Leaders of the Northern Corridor Transportation Group are charging opponents of the I-98 highway proposal of misleading people about the plan.

“According to NCTG leaders, comments made lately by those opponents in news stories, online blogs and editorials are often not true either in context or, in some cases, in the outright totality of their content,” said a statement from the NCTG.

The I-98 proposal is one of many envisioned since the beginning of the Interstate Highway system in the 1950, including more modest proposals such as improving the current U.S. Rt. 11 corridor to increase capacity and improve traffic flow.

NCTG leaders said they took particular exception to published comments by Bruce Irwin, a retired NYS DOT official, and others.

In a commentary in the Watertown Daily Times in November, Irwin gave a history of the Interstate Highway system and decisions made along the way regarding plans for a section of Interstate running across northern New York. Irwin said that studies indicated that there is not much demand for the expensive Interstate-standard road the NCTG is promoting. He said the cost-benefit ratio is not in favor of the highway.

According to Jason A. Clark, management consultant and NCTG executive, “First, there are several different cost-benefit models that can be employed need in a case like this, not just the one that Bruce just happened to help create.”

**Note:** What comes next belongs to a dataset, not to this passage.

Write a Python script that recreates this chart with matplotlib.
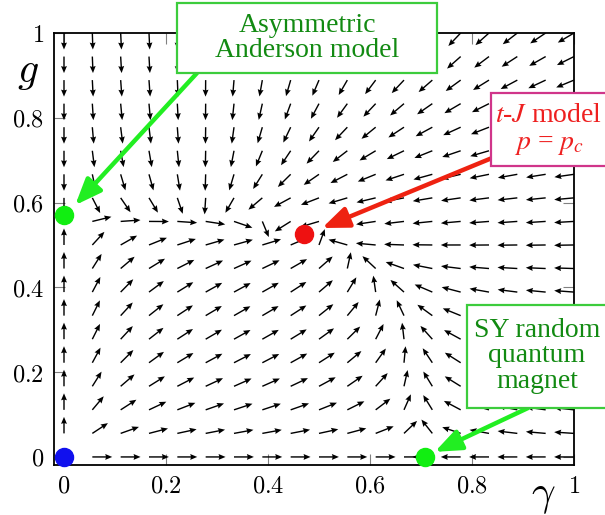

“He also insinuates that because the population of the North Country is relatively sparse, there is not an economic rationale to justify construction of the Interstate yet he fails to reference the potential impact of the 3.5 million people who live due north of the region in southern Ontario and Quebec; it’s deceptive and inappropriate,” Clark said, and claims to have found 23 similar examples in Irwin’s piece that are “purposefully misleading” and at least two references to material that is not true at all, the NCTG statement says.

Detractors point to the Northern Tier Expressway Study (2008) as a “justifiable source to sideline the Interstate 98 effort,” the statement says. Wade Davis, executive director of the Ogdensburg Bridge and Port Authority and chair of the Northern Corridor Transportation Group is quoted as saying that Irwin’s use of one source of data is irresponsible.

“There are literally scores of feasibility studies and needs assessments that have been conducted over the years,” Davis said. “Opponents never mention the expansiveness of the pro-Interstate 98 dossier. They solely reference the one document, the origin of which is suspect at best, as the staple that fastens their case together,” he said. He cites the North Country Freight Needs Study (2010) and the Business Plan for the Massena International Airport (2011), both of which were funded by the NYSDOT as examples.

Clark accuses opponents of the I-98 plan of having “personal reasons or personal conflicts for wanting to see the Interstate 98 project fail; we respect that.”